Rand Paul Versus the Whig Party

UPDATE: Here's the video.

The junior senator from Kentucky just gave his maiden speech on the Senate floor. It was, unusually for this sort of thing, memorable. Paul remarked that he had been assigned the desk once used by Sen. Henry Clay, Whig-KY, the great compromiser. Was it a mistake, Paul asked, to "lionize" Clay, since his compromises had prolonged the lifespan of slavery? Why not lionize the abolitionists like Clay's cousin, the abolitionist Cassius Clay?

"The activists who didn't compromise -- William Lloyd Garrison, Wendell Phillips, Cassius Clay -- are heroes because they didn't compromise," said Paul.

Paul delivered a caveat -- nothing in our current politics could compare, morally, to the debate over slavery. But wasn't it odd that our current political debate called for people like him to compromise? "Should we compromise by raising taxes as the deficit commission proposes?" he asked.
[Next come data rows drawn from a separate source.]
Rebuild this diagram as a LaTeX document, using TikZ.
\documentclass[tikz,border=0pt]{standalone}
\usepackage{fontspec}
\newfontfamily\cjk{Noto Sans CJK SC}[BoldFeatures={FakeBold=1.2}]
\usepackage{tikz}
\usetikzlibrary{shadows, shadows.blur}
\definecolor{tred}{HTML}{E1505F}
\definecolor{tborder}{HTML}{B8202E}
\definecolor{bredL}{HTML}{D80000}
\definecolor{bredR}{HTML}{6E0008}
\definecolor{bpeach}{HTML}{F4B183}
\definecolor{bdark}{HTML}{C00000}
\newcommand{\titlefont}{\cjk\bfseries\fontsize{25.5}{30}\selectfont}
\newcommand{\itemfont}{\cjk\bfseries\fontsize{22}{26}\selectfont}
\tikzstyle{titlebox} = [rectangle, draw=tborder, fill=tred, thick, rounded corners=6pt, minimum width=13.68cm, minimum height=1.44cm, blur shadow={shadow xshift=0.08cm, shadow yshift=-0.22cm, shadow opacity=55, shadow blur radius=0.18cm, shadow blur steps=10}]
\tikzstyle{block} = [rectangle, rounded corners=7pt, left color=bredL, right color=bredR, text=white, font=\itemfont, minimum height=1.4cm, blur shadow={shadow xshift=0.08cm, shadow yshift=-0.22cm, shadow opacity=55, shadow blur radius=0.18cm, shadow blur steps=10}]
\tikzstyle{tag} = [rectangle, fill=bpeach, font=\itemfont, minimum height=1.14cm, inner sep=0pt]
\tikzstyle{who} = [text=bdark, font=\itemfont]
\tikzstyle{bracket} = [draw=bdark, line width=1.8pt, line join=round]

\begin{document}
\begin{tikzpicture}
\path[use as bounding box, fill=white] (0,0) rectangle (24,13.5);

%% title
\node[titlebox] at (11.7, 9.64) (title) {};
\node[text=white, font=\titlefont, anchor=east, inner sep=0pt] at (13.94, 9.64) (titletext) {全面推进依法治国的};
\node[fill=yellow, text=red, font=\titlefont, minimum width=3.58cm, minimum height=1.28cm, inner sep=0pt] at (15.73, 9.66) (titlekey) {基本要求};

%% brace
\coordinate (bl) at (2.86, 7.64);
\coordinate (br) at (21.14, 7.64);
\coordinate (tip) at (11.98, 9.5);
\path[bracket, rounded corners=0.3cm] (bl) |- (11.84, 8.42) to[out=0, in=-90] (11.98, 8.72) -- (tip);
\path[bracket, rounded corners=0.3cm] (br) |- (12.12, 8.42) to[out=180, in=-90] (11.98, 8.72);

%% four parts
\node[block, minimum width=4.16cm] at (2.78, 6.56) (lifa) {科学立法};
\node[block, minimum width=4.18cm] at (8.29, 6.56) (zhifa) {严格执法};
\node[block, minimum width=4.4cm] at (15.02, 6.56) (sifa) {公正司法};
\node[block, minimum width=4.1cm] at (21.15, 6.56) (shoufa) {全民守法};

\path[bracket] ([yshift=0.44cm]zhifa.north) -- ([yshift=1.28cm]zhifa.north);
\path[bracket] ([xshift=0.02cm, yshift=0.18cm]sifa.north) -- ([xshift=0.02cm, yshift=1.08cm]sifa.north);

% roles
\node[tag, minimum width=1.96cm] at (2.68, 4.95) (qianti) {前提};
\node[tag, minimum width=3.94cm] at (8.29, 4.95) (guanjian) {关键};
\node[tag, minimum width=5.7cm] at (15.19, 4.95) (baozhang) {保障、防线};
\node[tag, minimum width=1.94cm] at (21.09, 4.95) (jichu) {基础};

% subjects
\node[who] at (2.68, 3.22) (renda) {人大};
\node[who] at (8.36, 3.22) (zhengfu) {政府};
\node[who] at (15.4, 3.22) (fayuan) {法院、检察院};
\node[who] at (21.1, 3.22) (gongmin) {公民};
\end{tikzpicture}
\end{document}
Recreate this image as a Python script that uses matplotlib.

No: We have a "spending problem," not a revenue problem.

But the speech folded back on itself. Paul didn't follow the abolitionist comparison to its conclusion. He suggested that everyone needed to compromise.

"Can the Tea Party work with others to find a solution?" he asked. "The compromise must come in where we cut spending. The compromise that we as conservatives must acknowledge is that we can cut some money from the military. The compromise that Democrats must acknowledge is that they can cut domestic spending."